---------- RAW DATA

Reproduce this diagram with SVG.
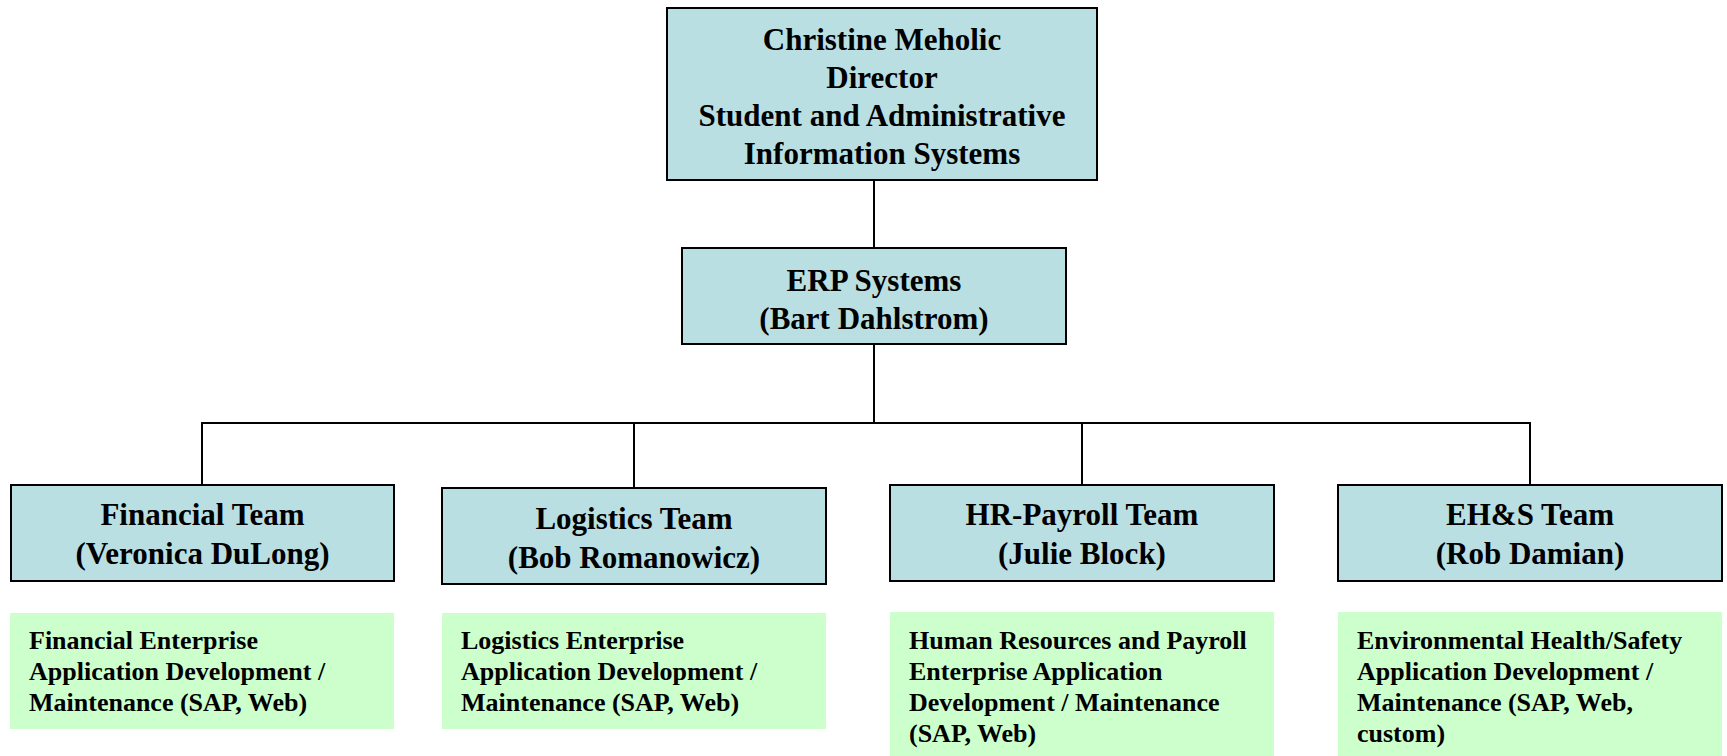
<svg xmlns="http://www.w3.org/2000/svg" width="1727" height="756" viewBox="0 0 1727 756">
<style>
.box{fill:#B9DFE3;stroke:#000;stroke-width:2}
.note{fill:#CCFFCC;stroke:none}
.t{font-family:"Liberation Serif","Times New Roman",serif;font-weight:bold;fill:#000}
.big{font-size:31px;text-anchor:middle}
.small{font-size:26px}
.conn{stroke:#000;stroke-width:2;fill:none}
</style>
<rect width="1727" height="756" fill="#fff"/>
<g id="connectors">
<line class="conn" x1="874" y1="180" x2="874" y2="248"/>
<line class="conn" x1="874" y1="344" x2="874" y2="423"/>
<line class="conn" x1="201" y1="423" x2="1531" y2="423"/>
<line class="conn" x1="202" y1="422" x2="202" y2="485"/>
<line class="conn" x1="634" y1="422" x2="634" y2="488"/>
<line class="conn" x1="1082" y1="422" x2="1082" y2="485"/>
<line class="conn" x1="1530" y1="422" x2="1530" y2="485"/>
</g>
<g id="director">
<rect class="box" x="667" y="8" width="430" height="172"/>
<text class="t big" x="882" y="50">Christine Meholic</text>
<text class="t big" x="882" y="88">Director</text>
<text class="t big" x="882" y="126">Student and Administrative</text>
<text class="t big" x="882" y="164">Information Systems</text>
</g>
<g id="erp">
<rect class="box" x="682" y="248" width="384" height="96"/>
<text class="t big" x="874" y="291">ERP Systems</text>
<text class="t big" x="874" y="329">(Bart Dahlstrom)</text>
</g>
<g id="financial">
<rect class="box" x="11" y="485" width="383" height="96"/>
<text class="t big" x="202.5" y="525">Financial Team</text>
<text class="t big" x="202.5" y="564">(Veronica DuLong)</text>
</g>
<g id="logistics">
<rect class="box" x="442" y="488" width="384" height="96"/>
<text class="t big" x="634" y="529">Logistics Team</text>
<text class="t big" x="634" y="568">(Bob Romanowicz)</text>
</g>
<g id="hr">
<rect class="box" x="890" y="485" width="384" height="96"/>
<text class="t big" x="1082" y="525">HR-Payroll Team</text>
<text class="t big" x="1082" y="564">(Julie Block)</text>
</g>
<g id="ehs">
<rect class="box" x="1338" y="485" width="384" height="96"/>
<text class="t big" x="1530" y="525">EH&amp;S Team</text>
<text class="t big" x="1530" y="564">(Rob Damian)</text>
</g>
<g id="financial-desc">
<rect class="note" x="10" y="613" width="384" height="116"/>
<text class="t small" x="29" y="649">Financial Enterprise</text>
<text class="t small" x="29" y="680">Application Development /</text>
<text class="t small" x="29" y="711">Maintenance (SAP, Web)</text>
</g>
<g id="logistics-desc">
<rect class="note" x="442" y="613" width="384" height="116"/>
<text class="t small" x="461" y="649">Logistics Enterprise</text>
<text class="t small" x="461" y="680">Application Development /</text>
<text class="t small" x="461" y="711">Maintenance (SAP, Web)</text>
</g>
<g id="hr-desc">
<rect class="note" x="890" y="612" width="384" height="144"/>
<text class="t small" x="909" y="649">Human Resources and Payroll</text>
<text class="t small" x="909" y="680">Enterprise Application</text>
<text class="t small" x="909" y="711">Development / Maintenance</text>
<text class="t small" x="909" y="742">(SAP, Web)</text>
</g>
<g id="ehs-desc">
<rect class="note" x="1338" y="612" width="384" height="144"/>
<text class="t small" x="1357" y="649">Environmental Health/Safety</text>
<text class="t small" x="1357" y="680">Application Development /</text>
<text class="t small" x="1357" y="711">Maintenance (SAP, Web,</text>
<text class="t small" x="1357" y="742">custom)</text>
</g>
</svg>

--------------------

§ WHAT YOU WILL DO:
Reproduce each line exactly as it appears, omitting the pictures.

§ WORKED ANSWER:
Reproduce this diagram with SVG.
<svg xmlns="http://www.w3.org/2000/svg" width="1727" height="756" viewBox="0 0 1727 756">
<style>
.box{fill:#B9DFE3;stroke:#000;stroke-width:2}
.note{fill:#CCFFCC;stroke:none}
.t{font-family:"Liberation Serif","Times New Roman",serif;font-weight:bold;fill:#000}
.big{font-size:31px;text-anchor:middle}
.small{font-size:26px}
.conn{stroke:#000;stroke-width:2;fill:none}
</style>
<rect width="1727" height="756" fill="#fff"/>
<g id="connectors">
<line class="conn" x1="874" y1="180" x2="874" y2="248"/>
<line class="conn" x1="874" y1="344" x2="874" y2="423"/>
<line class="conn" x1="201" y1="423" x2="1531" y2="423"/>
<line class="conn" x1="202" y1="422" x2="202" y2="485"/>
<line class="conn" x1="634" y1="422" x2="634" y2="488"/>
<line class="conn" x1="1082" y1="422" x2="1082" y2="485"/>
<line class="conn" x1="1530" y1="422" x2="1530" y2="485"/>
</g>
<g id="director">
<rect class="box" x="667" y="8" width="430" height="172"/>
<text class="t big" x="882" y="50">Christine Meholic</text>
<text class="t big" x="882" y="88">Director</text>
<text class="t big" x="882" y="126">Student and Administrative</text>
<text class="t big" x="882" y="164">Information Systems</text>
</g>
<g id="erp">
<rect class="box" x="682" y="248" width="384" height="96"/>
<text class="t big" x="874" y="291">ERP Systems</text>
<text class="t big" x="874" y="329">(Bart Dahlstrom)</text>
</g>
<g id="financial">
<rect class="box" x="11" y="485" width="383" height="96"/>
<text class="t big" x="202.5" y="525">Financial Team</text>
<text class="t big" x="202.5" y="564">(Veronica DuLong)</text>
</g>
<g id="logistics">
<rect class="box" x="442" y="488" width="384" height="96"/>
<text class="t big" x="634" y="529">Logistics Team</text>
<text class="t big" x="634" y="568">(Bob Romanowicz)</text>
</g>
<g id="hr">
<rect class="box" x="890" y="485" width="384" height="96"/>
<text class="t big" x="1082" y="525">HR-Payroll Team</text>
<text class="t big" x="1082" y="564">(Julie Block)</text>
</g>
<g id="ehs">
<rect class="box" x="1338" y="485" width="384" height="96"/>
<text class="t big" x="1530" y="525">EH&amp;S Team</text>
<text class="t big" x="1530" y="564">(Rob Damian)</text>
</g>
<g id="financial-desc">
<rect class="note" x="10" y="613" width="384" height="116"/>
<text class="t small" x="29" y="649">Financial Enterprise</text>
<text class="t small" x="29" y="680">Application Development /</text>
<text class="t small" x="29" y="711">Maintenance (SAP, Web)</text>
</g>
<g id="logistics-desc">
<rect class="note" x="442" y="613" width="384" height="116"/>
<text class="t small" x="461" y="649">Logistics Enterprise</text>
<text class="t small" x="461" y="680">Application Development /</text>
<text class="t small" x="461" y="711">Maintenance (SAP, Web)</text>
</g>
<g id="hr-desc">
<rect class="note" x="890" y="612" width="384" height="144"/>
<text class="t small" x="909" y="649">Human Resources and Payroll</text>
<text class="t small" x="909" y="680">Enterprise Application</text>
<text class="t small" x="909" y="711">Development / Maintenance</text>
<text class="t small" x="909" y="742">(SAP, Web)</text>
</g>
<g id="ehs-desc">
<rect class="note" x="1338" y="612" width="384" height="144"/>
<text class="t small" x="1357" y="649">Environmental Health/Safety</text>
<text class="t small" x="1357" y="680">Application Development /</text>
<text class="t small" x="1357" y="711">Maintenance (SAP, Web,</text>
<text class="t small" x="1357" y="742">custom)</text>
</g>
</svg>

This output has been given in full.